12. Ceza Dairesi 2019/6663 E. , 2020/4101 K.
"İçtihat Metni"Mahkemesi :Asliye Ceza Mahkemesi
Suç : Taksirle yaralama
Hüküm : TCK"nın 89/1, 89/2, 89/3-b, 62/1, 53/1-a-c-d-e, 51/1, 3. maddeleri uyarınca mahkumiyet
Taksirle yaralama suçundan sanığın mahkumiyetine ilişkin hüküm, katılan vekili ile sanık tarafından temyiz edilmekle, dosya incelenerek gereği düşünüldü:
Sanığın idaresindeki araçla yol çalışması nedeniyle dubalarla bölünmüş iki yönlü yolda seyir halinde iken dubaların arasından sola manevra yaparak karşı istikamete ayrılan yol şeridine geçmeye çalıştığı sırada, aynı istikamette arkasından gelen ve sanıkla aynı şekilde dubaların soluna geçerek seyretmekte olan katılanın idaresindeki motosiklete çarptığı olayda, asli kusurlu olan sanığın mahkumiyetine ilişkin yerel mahkemenin kabulünde bir isabetsizlik görülmemiştir.

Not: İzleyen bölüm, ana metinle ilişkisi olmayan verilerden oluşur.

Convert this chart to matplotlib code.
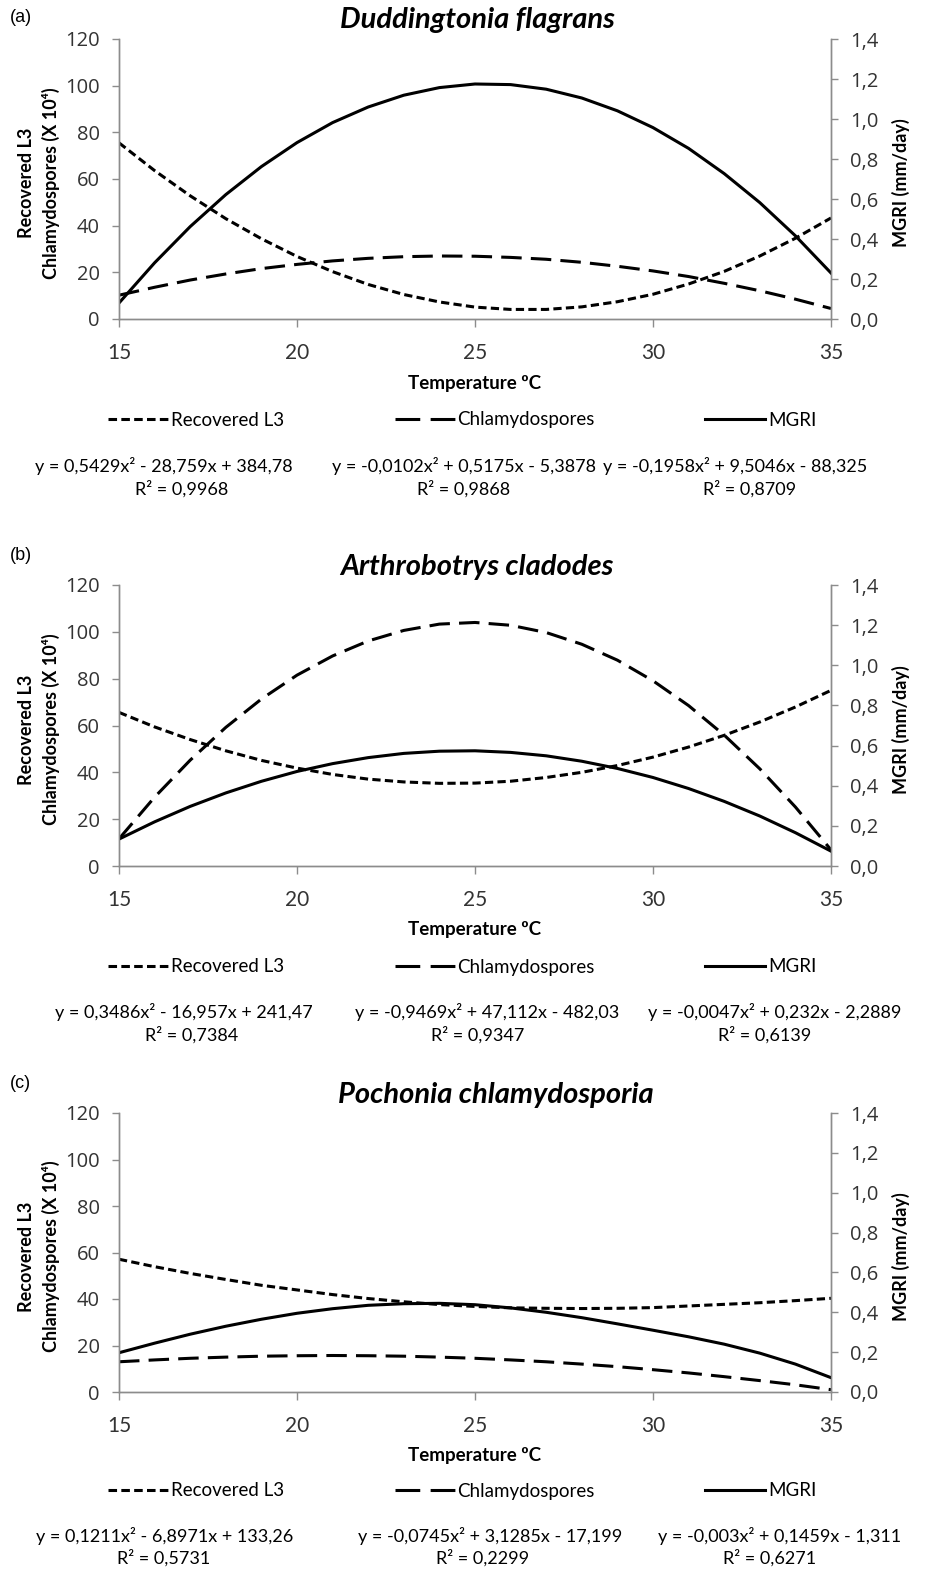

Yapılan yargılamaya, toplanıp karar yerinde gösterilen delillere, mahkemenin kovuşturma sonuçlarına uygun olarak oluşan kanaat ve takdirine, incelenen dosya kapsamına göre, sanığın kendisi ışıklara dönmek üzere iken katılanın tersten gelerek çarptığına ilişkin, katılan vekilinin ise bilirkişi raporunda sanığın yüzde yetmiş kusurlu olduğu kanaati bildirilmesine karşın mahkemece taraflar eşit kusurlu kabul edilerek hüküm kurulduğuna ilişkin temyiz itirazlarının reddine, ancak;
1-Karşı istikamete ayrılan şeride girerek ters yönden giden sanığın eylemini bilinçli taksirle gerçekleştirdiği ve tayin olunan cezasında TCK’nın 22/3. maddesi uyarınca artırım yapılması gerektiğinin gözetilmemesi,
2-Katılanın 23/02/2016 tarihli Mersin Devlet Hastanesi raporuna göre, mevcut yaralanma nedeniyle oluşan metatarsalji ve plantar angulasyon sebebiyle %3 özürlülük oranının mevcut olduğu anlaşılmakla, bu yaralanmasının duyularından veya organlarından birinin işlevinin sürekli zayıflaması veya yitirilmesi niteliğinde olup olmadığına ilişkin kesin hekim raporunun alınması gerektiğinin gözetilmemesi,
3-5237 sayılı TCK"nın 53/1.maddesindeki hak yoksunluklarının taksirli suçlarda uygulama olanağı bulunmadığı gözetilmeden, taksirle yaralama suçundan hüküm kurulurken anılan madde ile sanık hakkında hak yoksunluklarına hükmedilmesi,
Kabule göre de;
a-Sanık hakkında TCK"nın 89/1 maddesi gereğince verilen temel cezanın katılanın yaralanmasının derecesine göre sadece TCK’nın 89/2 veya 89/3.maddesi gereğince artırılması gerekirken, temel cezadan önce 89/2.maddesi uyarınca ½ oranında artırım yapılıp sonra 89/3-b.maddesi uyarınca bir kat artırılarak fazla cezaya hükmolunması,
b-Sonuç olarak 7 ay 15 gün hapis cezasına mahkum edilen ve cezası ertelenen sanık hakkında, 5237 sayılı TCK"nın 51/7. maddesi uyarınca, denetim süresi içinde kasıtlı bir suç işlemesi halinde cezanın kısmen veya tamamen infazına karar verileceğinin ve TCK"nın 51/8. maddesi gereğince denetim süresini iyi halli olarak geçirdiği taktirde cezanın infaz edilmiş sayılacağının kararda belirtilmemesi suretiyle CMK"nın 232/6. ve TCK"nın 51/7-8. maddelerine aykırı davranılması,
c-Kendisini vekil ile temsil ettiren katılan yararına, karar tarihinde yürürlükte bulunan Avukatlık Asgari Ücret Tarifesi gereğince maktu vekalet ücretine hükmedilmesi gerektiğinin gözetilmemesi,
Kanuna aykırı olup, sanık ve katılan vekilinin temyiz itirazları bu itibarla yerinde görüldüğünden, CMUK’un 326/son. maddesi uyarınca sanığın ceza miktarı itibariyle kazanılmış hakkı saklı tutulmak koşuluyla, hükmün 5320 sayılı Kanunun 8. maddesi ve halen uygulanmakta olan 1412 sayılı CMUK"un 321. maddesi uyarınca BOZULMASINA, 30/06/2020 tarihinde oybirliğiyle karar verildi.